To know if any more solution is possible, you will have to analyze possible solutions using the remaining combination $2 + 2 = 4$.

#### Exploring possible solution for the combination $2 + 2 = 4$: Abstraction and Deductive Reasoning identifying insurmountable barrier

You already know how to get 2 litre of water in just two steps.

Now you are faced with the *insurmountable barrier*—*you don't have a separate place where you can store the 2 litres of water* safely and create another 2 litres of water using the two empty jugs freely.

Once you have formed 2 litre in any of the jugs, it won't again be possible to create another 2 litre as you don't have the jugs free to use in empty state any more.

So $2 + 2 = 4$ is again a combination that won't give you a solution.

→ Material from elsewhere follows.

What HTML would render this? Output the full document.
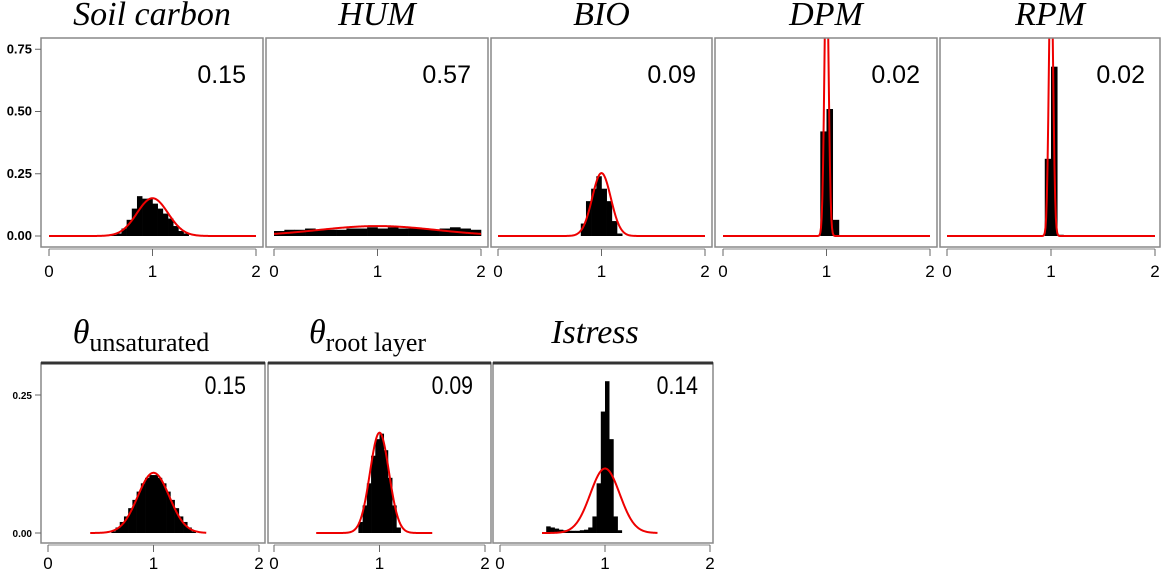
<!DOCTYPE html>
<html><head><meta charset="utf-8">
<style>
body{margin:0;background:#fff;width:1162px;height:572px;overflow:hidden}
svg{display:block}
.tl{font-family:"Liberation Serif",serif;font-style:italic;font-size:34px}
.tn{font-family:"Liberation Serif",serif;font-size:26px}
.num{font-family:"Liberation Sans",sans-serif;font-size:25px}
.xt{font-family:"Liberation Sans",sans-serif;font-size:17px}
.yt{font-family:"Liberation Sans",sans-serif;font-size:13px;font-weight:bold}
.yt2{font-family:"Liberation Sans",sans-serif;font-size:10px;font-weight:bold}
</style></head><body>
<svg id="chart" width="1162" height="572"></svg>
<script>
// ---- data ----
const panelNames = ["Soil carbon","HUM","BIO","DPM","RPM","unsaturated","root layer","Istress"];
const sdValues = [0.15,0.57,0.09,0.02,0.02,0.15,0.09,0.14];
const binStarts = [0.6,0,0.8,0.94,0.94,0.6,0.8,0.44];
const binWidths = [0.05,0.1,0.05,0.06,0.06,0.04,0.04,0.04];
const hSoil = [0.005,0.01,0.03,0.065,0.11,0.16,0.15,0.15,0.13,0.11,0.09,0.07,0.04,0.02,0.01];
const hHum = [0.02,0.025,0.025,0.03,0.025,0.025,0.025,0.03,0.03,0.035,0.03,0.035,0.03,0.03,0.03,0.025,0.03,0.035,0.03,0.025];
const hBio = [0.05,0.14,0.19,0.24,0.19,0.14,0.06,0.01];
const hDpm = [0.42,0.51,0.065];
const hRpm = [0.31,0.68,0.005];
const hUnsat = [0.003,0.01,0.02,0.03,0.045,0.06,0.075,0.09,0.1,0.105,0.105,0.1,0.09,0.075,0.06,0.045,0.03,0.02,0.01,0.003];
const hRoot = [0.02,0.05,0.09,0.14,0.17,0.18,0.15,0.1,0.05,0.01];
const hIstress = [0.012,0.01,0.008,0.006,0.005,0.004,0.004,0.004,0.005,0.006,0.01,0.03,0.09,0.22,0.275,0.17,0.03,0.005];
const heights = [hSoil,hHum,hBio,hDpm,hRpm,hUnsat,hRoot,hIstress];
const curveScale = [0.057,0.057,0.057,0.057,0.057,0.041,0.041,0.041];
const yTicksTop = [0,0.25,0.5,0.75];
const yTickLabelsTop = ["0.00","0.25","0.50","0.75"];
const yTicksBot = [0,0.25];
const yTickLabelsBot = ["0.00","0.25"];
const xTicks = [0,1,2];

const NS="http://www.w3.org/2000/svg";
const svg=document.getElementById('chart');
function mk(tag,attrs,parent){const e=document.createElementNS(NS,tag);for(const k in attrs)e.setAttribute(k,attrs[k]);(parent||svg).appendChild(e);return e;}

const layout=[
 {l:41,r:263,t:38,b:247,y0:236,yk:249,x0:49,xk:103.5,row:0,c0:0,c1:2},
 {l:266,r:488,t:38,b:247,y0:236,yk:249,x0:274,xk:103.5,row:0,c0:0,c1:2},
 {l:491,r:712,t:38,b:247,y0:236,yk:249,x0:498,xk:103.5,row:0,c0:0,c1:2},
 {l:715,r:937,t:38,b:247,y0:236,yk:249,x0:723,xk:103.5,row:0,c0:0,c1:2},
 {l:940,r:1160,t:38,b:247,y0:236,yk:249,x0:947,xk:104,row:0,c0:0,c1:2},
 {l:41,r:265,t:363,b:543,y0:533,yk:552,x0:48,xk:105.5,row:1,c0:0.4,c1:1.5},
 {l:268,r:491,t:363,b:543,y0:533,yk:552,x0:274,xk:105.5,row:1,c0:0.4,c1:1.5},
 {l:493,r:713,t:363,b:543,y0:533,yk:552,x0:500,xk:105,row:1,c0:0.4,c1:1.5}
];

layout.forEach((L,i)=>{
  const g=mk('g',{});
  
  
  const X=v=>L.x0+v*L.xk, Y=v=>L.y0-v*L.yk;
  const clip=mk('clipPath',{id:'c'+i},g);
  mk('rect',{x:L.l,y:L.t,width:L.r-L.l,height:L.b-L.t},clip);
  const bars=mk('g',{'clip-path':'url(#c'+i+')'},g);
  heights[i].forEach((h,j)=>{
    const s=binStarts[i]+j*binWidths[i];
    const r=mk('rect',{x:X(s),y:Y(h),width:binWidths[i]*L.xk+0.3,height:Math.max(0,L.y0-Y(h)),fill:'#000'},bars);
    
    
  });
  let d='';const n=300;
  for(let k=0;k<=n;k++){const v=L.c0+(L.c1-L.c0)*k/n;const sd=sdValues[i];
    const p=curveScale[i]*Math.exp(-0.5*((v-1)/sd)**2)/(sd*Math.sqrt(2*Math.PI));
    d+=(k?'L':'M')+X(v).toFixed(2)+','+Y(p).toFixed(2);}
  const c=mk('path',{d:d,fill:'none',stroke:'#ee0000','stroke-width':2},bars);
  
  
  mk('rect',{x:L.l,y:L.t,width:L.r-L.l,height:L.b-L.t,fill:'none',stroke:'#888','stroke-width':1.5},g);
  if(L.row===1) mk('line',{x1:L.l,x2:L.r,y1:L.t,y2:L.t,stroke:'#333','stroke-width':3},g);
  mk('line',{x1:X(0),x2:X(2),y1:L.b+2,y2:L.b+2,stroke:'#888'},g);
  xTicks.forEach(t=>{
    mk('line',{x1:X(t),x2:X(t),y1:L.b+2,y2:L.b+9,stroke:'#666'},g);
    const tx=mk('text',{x:X(t),y:L.row?L.b+26:L.b+30,'text-anchor':'middle',class:'xt'},g);
    tx.textContent=t;
    
    
  });
  const st=mk('text',{x:L.l+205,y:L.row?L.t+31:L.t+45,'text-anchor':'end',class:'num'},g);
  st.textContent=sdValues[i].toFixed(2);
  if(L.row===1) st.setAttribute('transform','translate('+(L.l+205)+',0) scale(0.85,1) translate('+(-(L.l+205))+',0)');
  
  
  if(i===0||i===5){
    const tk=i?yTicksBot:yTicksTop, tl=i?yTickLabelsBot:yTickLabelsTop;
    tk.forEach((t,j)=>{
      mk('line',{x1:L.l-6,x2:L.l,y1:Y(t),y2:Y(t),stroke:'#666'},g);
      const ty=mk('text',{x:L.l-9,y:Y(t)+4,'text-anchor':'end',class:i?'yt2':'yt'},g);
      ty.textContent=tl[j];
      
      
    });
  }
  const cx=(L.l+L.r)/2;
  const tt=mk('text',{x:cx,y:L.row?343:25,'text-anchor':'middle'},g);
  
  
  if(i===5||i===6){
    const a=document.createElementNS(NS,'tspan');a.setAttribute('class','tl');a.setAttribute('font-size','38');a.textContent='θ';tt.appendChild(a);
    const b=document.createElementNS(NS,'tspan');b.setAttribute('class','tn');b.setAttribute('font-size','24');b.setAttribute('dy','8');b.textContent=panelNames[i];tt.appendChild(b);
    tt.setAttribute('x',cx-12);
  } else {tt.setAttribute('class','tl');if(i===7){tt.setAttribute('font-size','37');tt.setAttribute('x',cx-8);}tt.textContent=panelNames[i];}
});
</script>
</body></html>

You can say confidently that **only two solutions to the puzzle are possible**, and no more.

And now *do an exercise.*

Forget all that we have explained and just remember a possible final state as the arithmetic equation, $1+3=4$. In other words, just

remember the key idea.

**Now go ahead to solve the problem again.**

### End note

You may have reached one and even the two solutions without using the techniques and reasoning steps and all by yourself. If so, **congratulations. Good work.**

But saying confidently that these two are the only two solutions won't have been easy, isn't it?

*Systematic problem solving techniques follow from common sense and nothing alien or completely new individually.*

Together though it is a new way of thinking that guarantees solution and that too quicker than usual.

#### Our recommendation

Never give up intuitive problem solving.

In fact that should always be your first foray into the problem.

*Back it up with a habit of analysis and systematic thinking.*

This combination would give you the best results in solving any problem.